The first time I was asked to comment publicly on Julian Assange and Wikileaks was on MSNBC in April 2010. Wikileaks had just released the Collateral Murder video. The video, leaked by Army whistleblower Chelsea Manning, was taken from the gunsight of a US Apache helicopter as the helicopter’s crew killed 12 unarmed Iraqi civilians on a Baghdad street in 2007. Two Reuters journalists were killed and two small children were severely wounded (the Apache’s crew killed the children’s father as he attempted to assist wounded civilians). For three years, until Wikileaks released the video, the U.S. military claimed a battle had taken place and that aside from the two journalists, all the dead were insurgents.
The Army declared the journalists killed in the crossfire. The wounded children were ignored, even though the Apache’s crew had recognized at the time they had shot children. “Well, it’s their fault [for] bringing their kids to a battle.” the helicopter pilots said on the video minutes after shooting them. There had been no battle.

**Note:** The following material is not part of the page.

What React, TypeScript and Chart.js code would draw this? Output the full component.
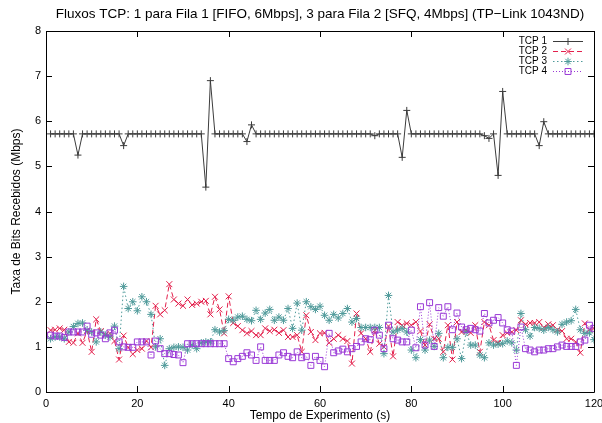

In the studio, the MSNBC host asked another veteran and me for our thoughts on the video. Her question was about the apparent shock American audiences were experiencing watching the brutal reality of the Iraq War. We were both incredulous that more than seven years into the war, such a video would be shocking. What did you think we were doing over there?
The effects on the First Amendment and press freedom will be severe if Julian Assange is extradited and successfully prosecuted.
I went to war three times. I have seen mothers with their dead children and have heard their cries in Arabic, Pashto, and English. Those cries were all the same. The hell of war that has consumed men, women, and children for decades and continues in unending forms is unimaginable to many of us. Even harder to swallow is knowing these acts of organized murder and mass suffering, perpetrated in our names, were not cruel accidents of war but the result of planned and deliberate policies.
The millions of victims of the US wars throughout the Muslim World are familiar with the violence of these wars. For Americans at home, such familiarity with the wars, their violence, and the consequences, did not exist. Julian Assange and Wikileaks helped to change that.
For publishing the victims of the wars and war crimes caused by the U.S. and the West, Julian Assange is being held in Britain’s notorious Belmarsh prison, awaiting extradition to the United States. Assange’s harrowing captivity began more than 12 years ago when a US rendition forced him to seek sanctuary in the Ecuadorian embassy in London. I had the privilege of meeting him there in 2014. That visit allowed me to thank him for his witness through Wikileaks for the millions of war victims ignored, unnamed, and rendered voiceless. Over a decade on, his mental and physical health is failing, and Biden, despite his commitment to press freedom, has yet to budge on a pardon.
New York Times Vietnam war correspondent Neil Sheehan said the Pentagon Papers taught him that secrets were not kept by a government to protect its people from adversaries but rather to protect the government’s actions from the knowledge of its people. Perhaps this is the greatest crime that Julian Assange committed in the eyes of both Democratic and Republican governments: he dared to tell the American people what their government had done.
The effects on the First Amendment and press freedom will be severe if Julian Assange is extradited and successfully prosecuted. His persecution and torture already serve as a warning to journalists worldwide. And morally, Julian Assange’s imprisonment obstructs any reckoning we in the U.S. must do to contend with our wars in Afghanistan and Iraq and their victims.